Reuters
Published:26 Jun 2021, 05:43 PM
Afghan leader meets Biden as US exit looms
US President Joe Biden promised Afghan leader Ashraf Ghani strong support during a White House meeting Friday but made clear he was not planning to slow the US withdrawal after nearly two decades of fighting.
Less than three months before his deadline for the removal of all troops, Biden told Ghani that Afghans had to determine their own fate even as they face a mounting offensive by Taliban insurgents.
"The partnership between the United States and Afghanistan is not ending," Biden said in the Oval Office.
"Our troops may be leaving, but support for Afghanistan is not ending."
Even so, Biden told the Afghan president, "Afghans are going to have to decide their future, what they want."
"The senseless violence, it has to stop. It's going to be very difficult."
Deal with Taliban pushed
Ghani was in Washington along with Abdullah Abdullah, who oversees Kabul's peace negotiations with the Taliban, amid rising uncertainty over the group's recent gains and the possibility of their return to power.
The extremists subjected the population to a brutal version of Islam when they ruled from 1996-2001.
Sitting next to Biden, Ghani acknowledged that Biden was not going to change course from his April announcement ordering the end to America's longest war.
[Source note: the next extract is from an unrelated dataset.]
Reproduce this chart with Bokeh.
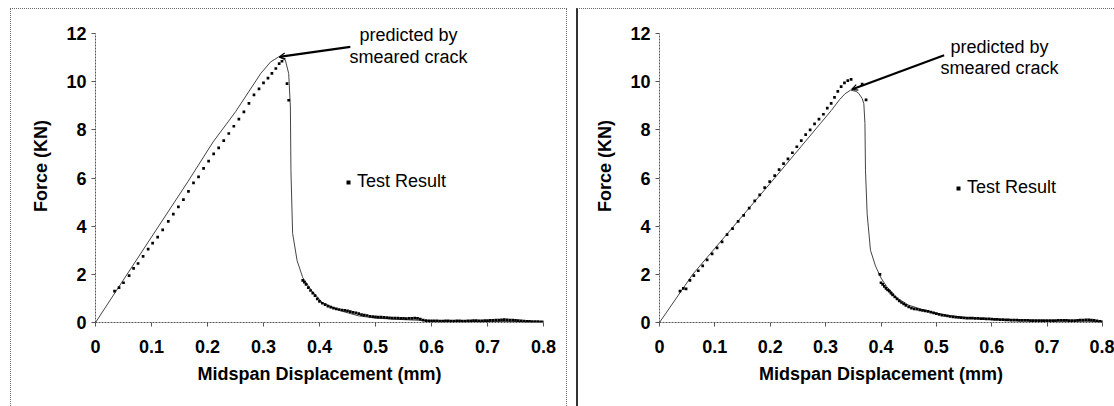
from bokeh.plotting import figure
from bokeh.layouts import row
from bokeh.models import (Range1d, FixedTicker, Label, Arrow, OpenHead, Legend,
                          LegendItem, InlineStyleSheet)
from bokeh.embed import file_html
from bokeh.resources import INLINE

# ---------------- data ----------------
x_ticks = [0, 0.1, 0.2, 0.3, 0.4, 0.5, 0.6, 0.7, 0.8]
x_tick_labels = ["0", "0.1", "0.2", "0.3", "0.4", "0.5", "0.6", "0.7", "0.8"]
y_ticks = [0, 2, 4, 6, 8, 10, 12]
y_tick_labels = ["0", "2", "4", "6", "8", "10", "12"]

x_title = "Midspan Displacement (mm)"
y_title = "Force (KN)"
note_lines = ["predicted by", "smeared crack"]
legend_text = "Test Result"

# left panel: smeared crack prediction
left_pred_x = [0, 0.1, 0.165, 0.21, 0.25, 0.295, 0.3125, 0.327, 0.339, 0.345, 0.348,
               0.349, 0.352, 0.36, 0.37, 0.386, 0.405, 0.437, 0.469, 0.5, 0.55, 0.6,
               0.7, 0.8]
left_pred_y = [0, 3.55, 5.85, 7.5, 8.75, 10.34, 10.82, 11.03, 10.9, 10.34, 8.95,
               6.3, 3.7, 2.57, 1.87, 1.32, 0.83, 0.49, 0.28, 0.18, 0.12, 0.07,
               0.05, 0.02]

# left panel: test result
left_test_x = [0.034, 0.042, 0.050, 0.060, 0.068, 0.076, 0.085, 0.094, 0.102, 0.111,
               0.120, 0.130, 0.139, 0.148, 0.157, 0.166, 0.175, 0.184, 0.193, 0.202,
               0.211, 0.220, 0.229, 0.238, 0.247, 0.256, 0.265, 0.274, 0.283, 0.292,
               0.300, 0.308, 0.315, 0.322, 0.328, 0.333, 0.342, 0.345,
               0.370, 0.373, 0.376, 0.380, 0.384, 0.388, 0.392, 0.396, 0.400, 0.405,
               0.410, 0.415, 0.420, 0.425, 0.430, 0.435, 0.440, 0.445, 0.450, 0.455,
               0.460, 0.465, 0.470, 0.475, 0.480, 0.485, 0.490, 0.495, 0.500, 0.505,
               0.510, 0.515, 0.520, 0.525, 0.530, 0.535, 0.540, 0.545, 0.550, 0.555,
               0.560, 0.565, 0.570, 0.575, 0.580, 0.585, 0.590, 0.595, 0.600, 0.605,
               0.610, 0.615, 0.620, 0.625, 0.630, 0.635, 0.640, 0.645, 0.650, 0.655,
               0.660, 0.665, 0.670, 0.675, 0.680, 0.685, 0.690, 0.695, 0.700, 0.705,
               0.710, 0.715, 0.720, 0.725, 0.730, 0.735, 0.740, 0.745, 0.750, 0.755,
               0.760, 0.765, 0.770, 0.775, 0.780, 0.785, 0.790, 0.795, 0.800]
left_test_y = [1.30, 1.45, 1.65, 1.95, 2.25, 2.45, 2.75, 3.05, 3.30, 3.55,
               3.85, 4.20, 4.50, 4.80, 5.10, 5.45, 5.80, 6.05, 6.40, 6.70,
               7.00, 7.25, 7.55, 7.85, 8.15, 8.45, 8.75, 9.10, 9.45, 9.70,
               9.95, 10.15, 10.35, 10.55, 10.75, 10.85, 9.92, 9.23,
               1.75, 1.68, 1.58, 1.45, 1.33, 1.22, 1.12, 0.98, 0.88, 0.80,
               0.74, 0.68, 0.64, 0.60, 0.57, 0.54, 0.52, 0.50, 0.48, 0.45,
               0.42, 0.40, 0.37, 0.33, 0.31, 0.29, 0.26, 0.24, 0.23, 0.22,
               0.22, 0.21, 0.20, 0.19, 0.18, 0.18, 0.18, 0.17, 0.17, 0.16,
               0.17, 0.17, 0.18, 0.17, 0.14, 0.10, 0.08, 0.07, 0.07, 0.07,
               0.07, 0.06, 0.06, 0.07, 0.07, 0.06, 0.06, 0.07, 0.07, 0.06,
               0.06, 0.07, 0.07, 0.08, 0.08, 0.07, 0.07, 0.08, 0.08, 0.09,
               0.09, 0.10, 0.10, 0.11, 0.12, 0.11, 0.10, 0.10, 0.09, 0.08,
               0.07, 0.06, 0.05, 0.05, 0.04, 0.04, 0.04, 0.03, 0.03]

# right panel: smeared crack prediction
right_pred_x = [0, 0.06, 0.134, 0.208, 0.29, 0.31, 0.325, 0.335, 0.345, 0.355, 0.36,
                0.366, 0.369, 0.371, 0.372, 0.375, 0.381, 0.39, 0.4, 0.41, 0.43,
                0.45, 0.48, 0.5, 0.55, 0.6, 0.7, 0.8]
right_pred_y = [0, 2.0, 4.0, 6.0, 8.25, 8.8, 9.25, 9.5, 9.65, 9.6, 9.51,
                9.3, 9.09, 8.26, 6.3, 4.5, 3.0, 2.35, 1.85, 1.5, 1.0,
                0.72, 0.5, 0.38, 0.2, 0.13, 0.08, 0.04]

# right panel: test result
right_test_x = [0.037, 0.043, 0.048, 0.055, 0.062, 0.070, 0.078, 0.086, 0.095, 0.104,
                0.113, 0.122, 0.132, 0.142, 0.152, 0.162, 0.172, 0.181, 0.190, 0.199,
                0.208, 0.216, 0.224, 0.232, 0.240, 0.248, 0.256, 0.264, 0.272, 0.280,
                0.288, 0.296, 0.303, 0.310, 0.316, 0.322, 0.328, 0.334, 0.340, 0.346,
                0.366, 0.373,
                0.398, 0.400, 0.403, 0.406, 0.409, 0.412, 0.415, 0.418, 0.421, 0.425,
                0.429, 0.433, 0.437, 0.441, 0.445, 0.450, 0.455, 0.460, 0.465, 0.470,
                0.475, 0.480, 0.485, 0.490, 0.495, 0.500, 0.505, 0.510, 0.515, 0.520,
                0.525, 0.530, 0.535, 0.540, 0.545, 0.550, 0.555, 0.560, 0.565, 0.570,
                0.575, 0.580, 0.585, 0.590, 0.595, 0.600, 0.605, 0.610, 0.615, 0.620,
                0.625, 0.630, 0.635, 0.640, 0.645, 0.650, 0.655, 0.660, 0.665, 0.670,
                0.675, 0.680, 0.685, 0.690, 0.695, 0.700, 0.705, 0.710, 0.715, 0.720,
                0.725, 0.730, 0.735, 0.740, 0.745, 0.750, 0.755, 0.760, 0.765, 0.770,
                0.775, 0.780, 0.785, 0.790, 0.795, 0.800]
right_test_y = [1.30, 1.42, 1.40, 1.75, 1.95, 2.15, 2.35, 2.60, 2.85, 3.10,
                3.35, 3.65, 3.90, 4.20, 4.45, 4.75, 5.05, 5.30, 5.60, 5.85,
                6.10, 6.35, 6.60, 6.80, 7.05, 7.30, 7.55, 7.80, 8.00, 8.25,
                8.45, 8.65, 8.90, 9.10, 9.35, 9.60, 9.80, 9.95, 10.05, 10.10,
                9.90, 9.25,
                2.00, 1.65, 1.58, 1.50, 1.42, 1.35, 1.30, 1.22, 1.15, 1.06,
                0.98, 0.90, 0.83, 0.77, 0.71, 0.65, 0.60, 0.57, 0.55, 0.52,
                0.50, 0.48, 0.46, 0.43, 0.40, 0.37, 0.34, 0.31, 0.29, 0.27,
                0.25, 0.23, 0.22, 0.21, 0.20, 0.19, 0.18, 0.18, 0.18, 0.17,
                0.17, 0.16, 0.16, 0.15, 0.15, 0.14, 0.13, 0.13, 0.12, 0.12,
                0.11, 0.11, 0.10, 0.10, 0.10, 0.09, 0.09, 0.09, 0.09, 0.08,
                0.08, 0.08, 0.08, 0.08, 0.08, 0.08, 0.08, 0.08, 0.08, 0.09,
                0.09, 0.09, 0.09, 0.08, 0.08, 0.08, 0.09, 0.10, 0.10, 0.11,
                0.11, 0.10, 0.09, 0.07, 0.05, 0.04]

FONT = "Liberation Sans"


def make_panel(width, border_left, border_right, pred_x, pred_y, test_x, test_y,
               note_x, note_y, arrow_from, arrow_to, legend_loc, css):
    # y range extends above 12 so that the notes are not clipped; axis stops at 12
    p = figure(width=width, height=406, x_range=Range1d(0, 0.8), y_range=Range1d(0, 13),
               output_backend="svg", toolbar_location=None,
               min_border_left=border_left, min_border_right=border_right,
               min_border_top=9, min_border_bottom=84)
    p.stylesheets = [InlineStyleSheet(css=css)]
    p.background_fill_color = "white"
    p.border_fill_color = "white"
    p.outline_line_color = None
    p.xgrid.visible = False
    p.ygrid.visible = False

    p.xaxis.ticker = FixedTicker(ticks=x_ticks)
    p.yaxis.ticker = FixedTicker(ticks=y_ticks)
    p.xaxis.bounds = (x_ticks[0], x_ticks[-1])
    p.yaxis.bounds = (y_ticks[0], y_ticks[-1])
    p.xaxis.major_label_overrides = dict(zip(x_ticks, x_tick_labels))
    p.yaxis.major_label_overrides = dict(zip(y_ticks, y_tick_labels))
    p.xaxis.axis_label = x_title
    p.yaxis.axis_label = y_title
    for ax in (p.xaxis, p.yaxis):
        ax.major_label_text_font = FONT
        ax.major_label_text_font_style = "bold"
        ax.major_label_text_font_size = "18px"
        ax.major_label_text_color = "black"
        ax.axis_label_text_font = FONT
        ax.axis_label_text_font_style = "bold"
        ax.axis_label_text_font_size = "18px"
        ax.axis_label_text_color = "black"
        ax.axis_line_color = "#555555"
        ax.axis_line_dash = "2 1"
        ax.major_tick_line_color = "#555555"
        ax.major_tick_out = 4
        ax.major_tick_in = 0
        ax.minor_tick_line_color = None
    p.yaxis.major_label_standoff = 5
    p.yaxis.axis_label_standoff = 12
    p.xaxis.major_label_standoff = 13
    p.xaxis.axis_label_standoff = 8

    p.line(pred_x, pred_y, line_color="#444444", line_width=1)
    pts = p.scatter(test_x, test_y, marker="square", size=2.7, line_color=None,
                    fill_color="black")

    for txt, ny in zip(note_lines, note_y):
        p.add_layout(Label(x=note_x, y=ny, text=txt, text_align="center",
                           text_baseline="middle", text_font=FONT,
                           text_font_size="18px", text_color="black"))
    p.add_layout(Arrow(x_start=arrow_from[0], y_start=arrow_from[1],
                       x_end=arrow_to[0], y_end=arrow_to[1],
                       line_width=2.2, line_color="black",
                       end=OpenHead(size=6, line_width=1.2, line_color="black")))

    legend = Legend(items=[LegendItem(label=legend_text, renderers=[pts])],
                    location=legend_loc, glyph_width=10, glyph_height=20,
                    label_standoff=4, padding=0, margin=0, spacing=0,
                    border_line_color=None, background_fill_alpha=0,
                    label_text_font=FONT, label_text_font_size="18px",
                    label_text_color="black")
    p.add_layout(legend, "center")
    return p


css_left = (":host{position:relative;}"
            ":host::after{content:'';position:absolute;left:10px;top:8px;right:5px;"
            "bottom:-10px;border:1px dotted #6a6a6a;pointer-events:none;}")
css_right = (":host{position:relative;}"
             ":host::after{content:'';position:absolute;left:4px;top:8px;right:-10px;"
             "bottom:-10px;border-top:1px dotted #6a6a6a;border-left:2px solid #333;"
             "pointer-events:none;}")

p1 = make_panel(572, 95, 29, left_pred_x, left_pred_y, left_test_x, left_test_y,
                0.559, [11.93, 11.02], (0.455, 11.45), (0.328, 11.03), (248, 130),
                css_left)
p2 = make_panel(542, 87, 12, right_pred_x, right_pred_y, right_test_x, right_test_y,
                0.614, [11.43, 10.56], (0.514, 11.1), (0.347, 9.68), (294, 124),
                css_right)

layout = row(p1, p2)
open("out.html", "w").write(file_html(layout, INLINE))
"President Biden's decision has been historic, it has made everybody recalculate and reconsider," Ghani said.
"We are here to respect it and support it."
But he also said not to count his government out, amid reports that an internal US intelligence assessment says the Taliban could possibly take over Kabul within six months of the US departure.
Ghani said Afghan government forces retook six districts, in the north and south, on Friday, reversing recent Taliban gains.
"You will see that with determination, with unity and with the partnership, we will overcome all odds."
Ghani met with top members of Congress, the CIA, and US Defense Secretary Lloyd Austin on his two-day visit to Washington.
With the US military's on-the-ground support for Afghan security forces about to disappear completely, Washington is expecting him to reach a negotiated settlement on power sharing with the Taliban before it is too late.
"The Department of Defense is deeply invested in the security and stability of Afghanistan and in the pursuit of a negotiated settlement that ends the war," Austin told Ghani and Abdullah at the Pentagon.
The top Democrat in Congress, Nancy Pelosi, also indicated that there was no turning back. Meeting Ghani, she stressed future humanitarian assistance to the country "as we enter a new phase of that relationship."